MHB Need formula for solving ellipse radius with equal spacing points

[sharplens]

I'm trying to build an oval bicycle wheel and need a formula to calculate the radii so that I can use the results to calculate the length for each spoke. See diagram for details. Hope someone can help.

View attachment 8645

 

[MarkFL]

Jello, and welcome to MHB! (Wave)

I think what I would do is use a parametric representation of the given ellipse:

$$x(t)=r_{10}\cos(t)$$

$$y(t)=r_{1}\sin(t)$$

And then:

$$r_n=\sqrt{\left(r_{10}\cos(t_n)\right)^2+\left(r_{1}\sin(t_n)\right)^2}$$

where:

$$t_n=\frac{\pi}{18}n$$ where $$n\in\{1,2,3,4,5,6,7,8,9\}$$

I am assuming the angular difference between the spokes is uniform. Are you instead wanting the distance along the ellipse between spokes to be uniform?

 

[I like Serena]

Hi sharplens, welcome to MHB! ;)

Do you want equi-parametrized, which is what Mark gave the formulas for?
View attachment 8646

Or equi-angular?
View attachment 8648

Or equi-distant?
View attachment 8647

Admittedly, Mark's formulas are the simplest and most straight forward.

 

[sharplens]

I want equal distance along the arc. That's equivalent to the spoke holes on an oval bicycle rim. Thanks for the nice colorful graph. :)

 

[I like Serena]

I want equal distance along the arc. That's equivalent to the spoke holes on an oval bicycle rim. Thanks for the nice colorful graph. :)

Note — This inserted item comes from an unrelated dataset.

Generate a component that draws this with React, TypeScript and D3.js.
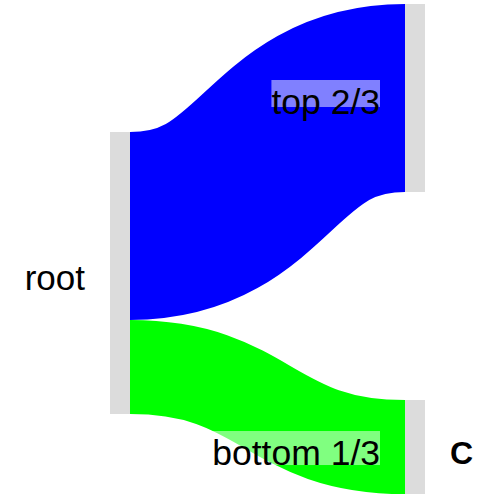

The method is a bit involved, so please bear with me.
Or jump to the end for the results. ;)Let $a$ be the length of the longest spoke $r_{10}$.
Let $b$ be the length of the shortest spoke $r_{1}$.

First we need to find the arc length of the 90 degree angle, which is:
$$\text{arclength} = \int_0^{\pi/2} s'(t)\,dt = \int_0^{\pi/2} \sqrt{a^2\sin^2 t + b^2\cos^2 t}\,dt$$

Then we need to divide it into 9 equal parts $\Delta s$ for the 10 spokes.
$$\Delta s = \frac 19 \text{arclength}$$

Next is to find the parameters $t_i$ ($i=1,...,10$) where the spokes are.
For that we need to solve:
$$t'(s) = \frac{1}{\sqrt{a^2\sin^2 t + b^2\cos^2 t}}$$
and find the values for $t$ where $s = (i-1)\Delta s$.

And finally we can calculate the lengths of the spokes $r_i$:
$$\text{length }r_i = \sqrt{a^2\cos^2 t_i + b^2\sin^2 t_i}$$I'm afraid we can only evaluate these formulas numerically.
If I do that for $a=r_{10}=3$ and $b=r_{1}=1$, I find an arc length of $3.3412$.
And the spoke lengths are:
$$r_i = 3.0000,\ 2.8572,\ 2.5909,\ 2.2981,\ 2.0020,\ 1.7146,\ 1.4479,\ 1.2202,\ 1.0595,\ 1.0000$$

 

[I like Serena]

I found a couple of interesting articles about the Elliptic integrals of the first and second kind, and how we can deal with arc length along the ellipse here.
It means we can simplify the formulas a bit, and look up the results with online tools that are readily available.

$$\text{arclength quarter ellipse} = b\cdot E(1-\frac{a^2}{b^2})$$
where $E$ here is the so called complete elliptic integral of the second kind with parameter $m=k^2$.
The free online Wolfram|Alpha can calculate this for us with [M]b * EllipticE[1 - a^2 / b^2][/M].
Applied to the example you can see here on W|A that the result is indeed $3.3412$.To find the $t_i$ we need to solve:
$$\text{arclength}(t) = b\cdot E(t \mid 1-\frac{a^2}{b^2}) = s$$
where this time $E$ is the incomplete elliptic integral of the second kind, and $s$ is the arc length up to the spoke.

Wolfram|Alpha can do this for us with [M]FindRoot[b * EllipticE[t, 1 - a^2 / b^2] == s][/M].
Applied to spoke 9 of the example, you can see here on W|A that the result is $t_9=0.3293$.Finally, the spoke length is:
$$r_i = \sqrt{a^2\cos^2 t_i + b^2\sin^2 t_i}$$
Applied to the same spoke W|A shows us that this is indeed $r_9=2.8572$.